Le Gouvernement n’a pas souhaité déposer d’amendement qui pourrait affaiblir le message adressé par votre proposition de loi, un message simple, lisible, efficace, qui correspond à la rédaction de votre article 5. Néanmoins, le dispositif ne nous paraît pas complètement abouti, notamment parce qu’il nous semble plus juste de traiter de façon identique les violences faites aux personnes étrangères et à celles victimes de la traite des êtres humains. En effet, il n’y a pas de distinction à opérer entre ces différentes catégories de victimes. C’est pourquoi le Gouvernement souhaite que, sur ce point, le travail législatif puisse continuer lors de débats parlementaires à venir.

Le dernier article subsistant dans le texte, l’article 6, entend créer un cas de délivrance de plein droit d’une carte de séjour temporaire portant la mention « vie privée et familiale » à la personne étrangère victime de violences ayant entraîné une mutilation, une infirmité permanente ou une incapacité totale de travail pendant plus de huit jours, dès lors que des procédures civiles ou pénales ont été engagées.
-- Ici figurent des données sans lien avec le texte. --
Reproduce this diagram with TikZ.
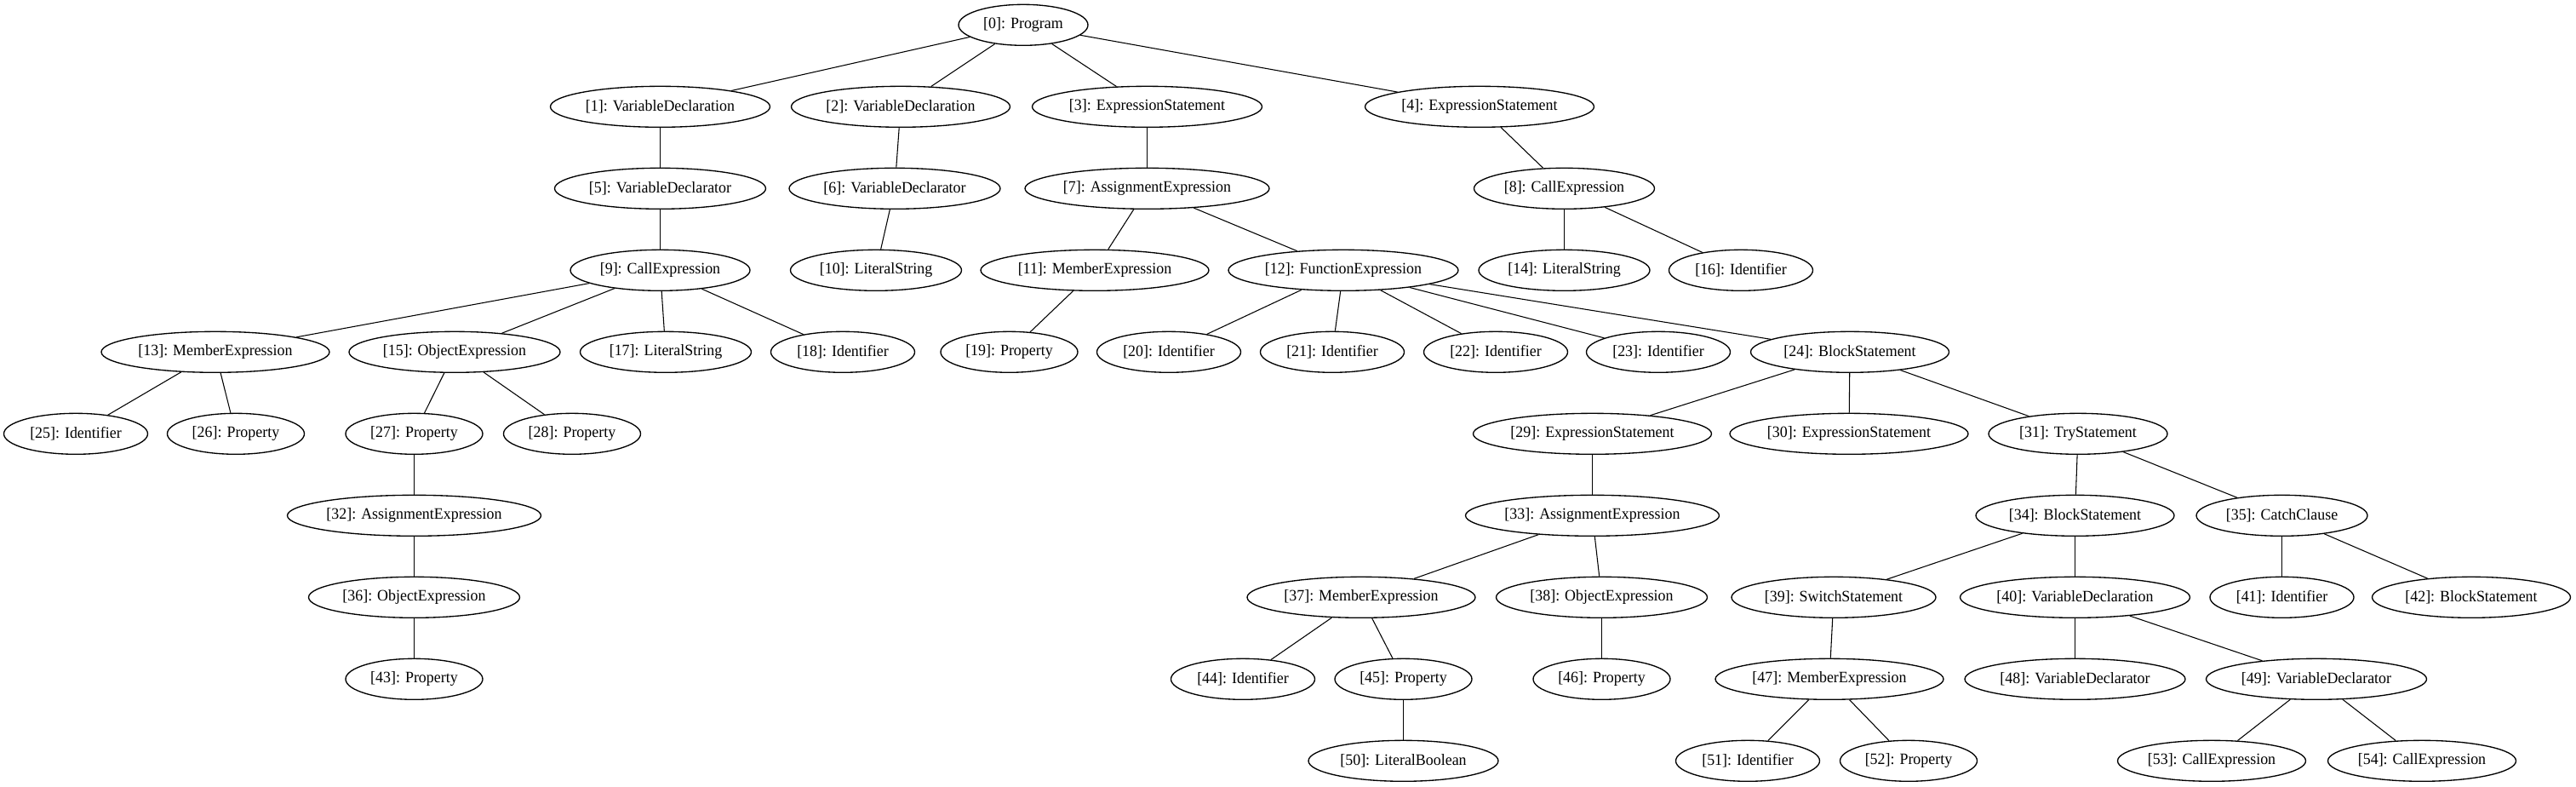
\documentclass[tikz,border=0pt]{standalone}
\usepackage{fontspec}
\setmainfont{Liberation Serif}[FakeStretch=0.96]
\usetikzlibrary{shapes.geometric}
\tikzset{
  nd/.style={draw=black, ellipse, line width=1bp, inner sep=0pt,
    minimum height=36bp, minimum width={#1*0.75bp},
    font=\fontsize{14bp}{16bp}\selectfont},
  edge/.style={draw=black, line width=0.8bp}
}
\newcommand{\lbl}[1]{\makebox[0pt]{#1}}
\begin{document}
\begin{tikzpicture}[x=0.75bp,y=-0.75bp]
\useasboundingbox (0,0) rectangle (3026,923);
% rank 0
\node[nd=152] (n0) at (1202,29.3) {\lbl{[0]: Program}};
% rank 1
\node[nd=258] (n1) at (775.5,125.3) {\lbl{[1]: VariableDeclaration}};
\node[nd=257] (n2) at (1058,125.3) {\lbl{[2]: VariableDeclaration}};
\node[nd=270] (n3) at (1347.5,125.3) {\lbl{[3]: ExpressionStatement}};
\node[nd=269] (n4) at (1738,125.3) {\lbl{[4]: ExpressionStatement}};
% rank 2
\node[nd=248] (n5) at (775.5,221.3) {\lbl{[5]: VariableDeclarator}};
\node[nd=248] (n6) at (1051,221.3) {\lbl{[6]: VariableDeclarator}};
\node[nd=287] (n7) at (1347.5,221.3) {\lbl{[7]: AssignmentExpression}};
\node[nd=212] (n8) at (1837.5,221.3) {\lbl{[8]: CallExpression}};
% rank 3
\node[nd=211] (n9) at (775.5,317.3) {\lbl{[9]: CallExpression}};
\node[nd=201] (n10) at (1029,317.3) {\lbl{[10]: LiteralString}};
\node[nd=268] (n11) at (1286,317.3) {\lbl{[11]: MemberExpression}};
\node[nd=270] (n12) at (1578,317.3) {\lbl{[12]: FunctionExpression}};
\node[nd=201] (n14) at (1837.5,317.3) {\lbl{[14]: LiteralString}};
\node[nd=169] (n16) at (2045,317.3) {\lbl{[16]: Identifier}};
% rank 4
\node[nd=268] (n13) at (253,413.3) {\lbl{[13]: MemberExpression}};
\node[nd=248] (n15) at (534,413.3) {\lbl{[15]: ObjectExpression}};
\node[nd=201] (n17) at (782,413.3) {\lbl{[17]: LiteralString}};
\node[nd=169] (n18) at (990,413.3) {\lbl{[18]: Identifier}};
\node[nd=161] (n19) at (1185.5,413.3) {\lbl{[19]: Property}};
\node[nd=169] (n20) at (1373,413.3) {\lbl{[20]: Identifier}};
\node[nd=169] (n21) at (1565,413.3) {\lbl{[21]: Identifier}};
\node[nd=169] (n22) at (1757,413.3) {\lbl{[22]: Identifier}};
\node[nd=169] (n23) at (1948,413.3) {\lbl{[23]: Identifier}};
\node[nd=233] (n24) at (2173,413.3) {\lbl{[24]: BlockStatement}};
% rank 5
\node[nd=169] (n25) at (89,509.3) {\lbl{[25]: Identifier}};
\node[nd=161] (n26) at (277,509.3) {\lbl{[26]: Property}};
\node[nd=161] (n27) at (486.5,509.3) {\lbl{[27]: Property}};
\node[nd=161] (n28) at (672,509.3) {\lbl{[28]: Property}};
\node[nd=280] (n29) at (1870.5,509.3) {\lbl{[29]: ExpressionStatement}};
\node[nd=280] (n30) at (2172,509.3) {\lbl{[30]: ExpressionStatement}};
\node[nd=210] (n31) at (2441,509.3) {\lbl{[31]: TryStatement}};
% rank 6
\node[nd=298] (n32) at (486.5,605.3) {\lbl{[32]: AssignmentExpression}};
\node[nd=298] (n33) at (1870.5,605.3) {\lbl{[33]: AssignmentExpression}};
\node[nd=233] (n34) at (2437.5,605.3) {\lbl{[34]: BlockStatement}};
\node[nd=201] (n35) at (2680.5,605.3) {\lbl{[35]: CatchClause}};
% rank 7
\node[nd=248] (n36) at (486.5,701.3) {\lbl{[36]: ObjectExpression}};
\node[nd=268] (n37) at (1599,701.3) {\lbl{[37]: MemberExpression}};
\node[nd=248] (n38) at (1881.5,701.3) {\lbl{[38]: ObjectExpression}};
\node[nd=240] (n39) at (2154,701.3) {\lbl{[39]: SwitchStatement}};
\node[nd=270] (n40) at (2437.5,701.3) {\lbl{[40]: VariableDeclaration}};
\node[nd=169] (n41) at (2680.5,701.3) {\lbl{[41]: Identifier}};
\node[nd=233] (n42) at (2903,701.3) {\lbl{[42]: BlockStatement}};
% rank 8
\node[nd=161] (n43) at (486.5,797.3) {\lbl{[43]: Property}};
\node[nd=169] (n44) at (1460,797.3) {\lbl{[44]: Identifier}};
\node[nd=161] (n45) at (1648.5,797.3) {\lbl{[45]: Property}};
\node[nd=161] (n46) at (1881.5,797.3) {\lbl{[46]: Property}};
\node[nd=268] (n47) at (2149,797.3) {\lbl{[47]: MemberExpression}};
\node[nd=259] (n48) at (2437.5,797.3) {\lbl{[48]: VariableDeclarator}};
\node[nd=259] (n49) at (2721,797.3) {\lbl{[49]: VariableDeclarator}};
% rank 9
\node[nd=223] (n50) at (1648.5,893.3) {\lbl{[50]: LiteralBoolean}};
\node[nd=169] (n51) at (2053,893.3) {\lbl{[51]: Identifier}};
\node[nd=161] (n52) at (2242,893.3) {\lbl{[52]: Property}};
\node[nd=221] (n53) at (2598,893.3) {\lbl{[53]: CallExpression}};
\node[nd=221] (n54) at (2845,893.3) {\lbl{[54]: CallExpression}};
% edges
\foreach \a/\b in {0/1,0/2,0/3,0/4,1/5,2/6,3/7,4/8,5/9,6/10,7/11,7/12,8/14,8/16,
  9/13,9/15,9/17,9/18,11/19,12/20,12/21,12/22,12/23,12/24,13/25,13/26,15/27,15/28,
  24/29,24/30,24/31,27/32,29/33,31/34,31/35,32/36,33/37,33/38,34/39,34/40,35/41,35/42,
  36/43,37/44,37/45,38/46,39/47,40/48,40/49,45/50,47/51,47/52,49/53,49/54}
  \draw[edge] (n\a) -- (n\b);
\end{tikzpicture}
\end{document}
Les effets de cette disposition dépassent l’objet de cette proposition de loi. Elle pourrait trouver à s’appliquer dans une multitude de situations qui ne justifieraient pas nécessairement le maintien du plaignant étranger en France, alors même qu’il pourrait bénéficier de la représentation d’un avocat pour défendre ses intérêts dans une procédure pénale.

Le champ d’application de cet article est donc manifestement trop large, et potentiellement contraire aux objectifs poursuivis de protection des personnes vulnérables. Par conséquent, le Gouvernement ne pourra pas se montrer favorable à une telle disposition et vous proposera de voter un amendement de suppression de cet article. Sous réserve de cette modification, le Gouvernement donnera un avis favorable à cette proposition de loi, qui approfondit le travail déjà accompli pour mieux lutter contre les violences conjugales.